Sono tante, d’altra parte, le cose fuori dal comune che accadono in queste prigioni senza sbarre. Per esempio che i tassi di recidiva, che nei penitenziari ordinari in Brasile arrivano al 70-80%, qui si fermino al 10-20%. Una ragione in più per investire nel modello, i cui costi sono 1/3 di quanto speso per lo stesso numero di detenuti nel sistema detentivo comune. Senza contare che, in 47 anni, nelle unità Apac non si sono mai verificati episodi di ribellione e sommosse, né atti di violenza, come tristemente normale nel resto delle carceri brasiliane (e non solo). «Quando la società comprende che un prigioniero recuperato è un delinquente in meno per le strade, cioè più sicurezza per la società, allora sostiene la creazione e l’espansione della nostra alternativa», chiosa Ferreira.

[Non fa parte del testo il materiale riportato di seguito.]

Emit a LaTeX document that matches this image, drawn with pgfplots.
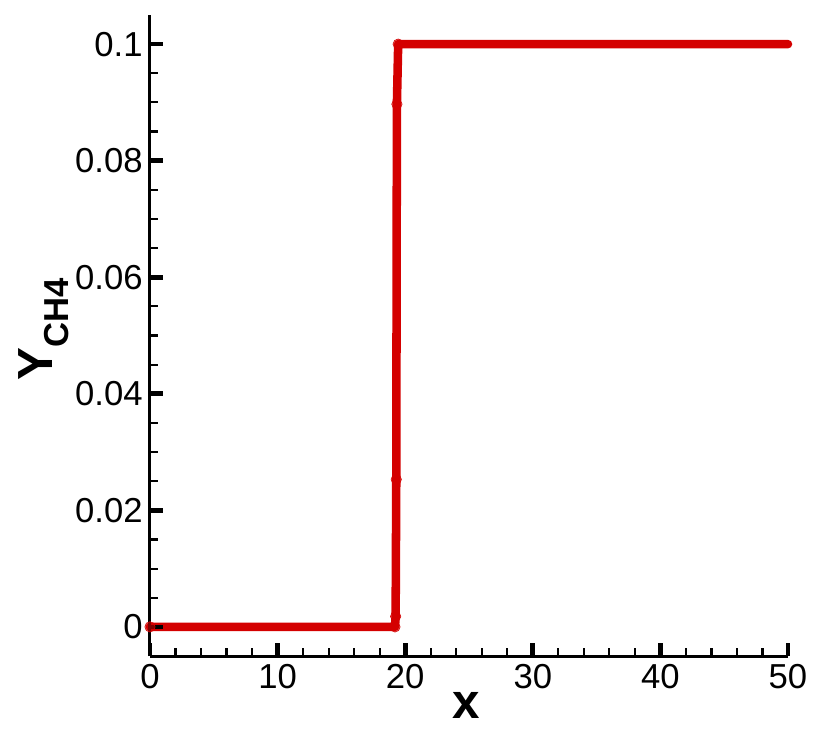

Un’alternativa che ha già cominciato ad essere esportata al di fuori dei confini brasiliani: attualmente sono tredici i Paesi che ospitano esperienze di Apac. «È chiaro che ogni Stato ha le sue leggi e le sue peculiarità: in alcuni casi è possibile spingersi più avanti e applicare in pieno il modello originale, mentre in altri la normativa più rigida obbliga a svolgere un lavoro più timido, all’interno delle carceri ordinarie». Dal Costa Rica alla Colombia, dal Cile al Messico all’Uruguay, ma anche Corea del Sud, Portogallo, Germania, Olanda, Belgio e la stessa Italia, sono numerosi i contesti dove il metodo è applicato in parte. A permettere la diffusione dell’esperienza anche alcune partnership importanti, come quella con Prison Fellowship International, organo consultivo delle Nazioni Unite per i temi del carcere, e la collaborazione con l’Unione Europea grazie ai progetti della Fondazione Avsi.

Comune denominatore di queste esperienze, non sconti di pena ma il concetto di giustizia riparativa, in cui “l’uomo non è il suo errore”. Una provocazione significativa anche per la politica, al centro del messaggio di Papa Francesco per la 52esima Giornata mondiale della pace, che si celebra il 1° gennaio. «La responsabilità politica appartiene ad ogni cittadino, e in particolare a chi ha ricevuto il mandato di proteggere e governare – scrive Francesco -. Questa missione consiste nel salvaguardare il diritto e nell’incoraggiare il dialogo tra gli attori della società». Perché «non c’è pace senza fiducia reciproca».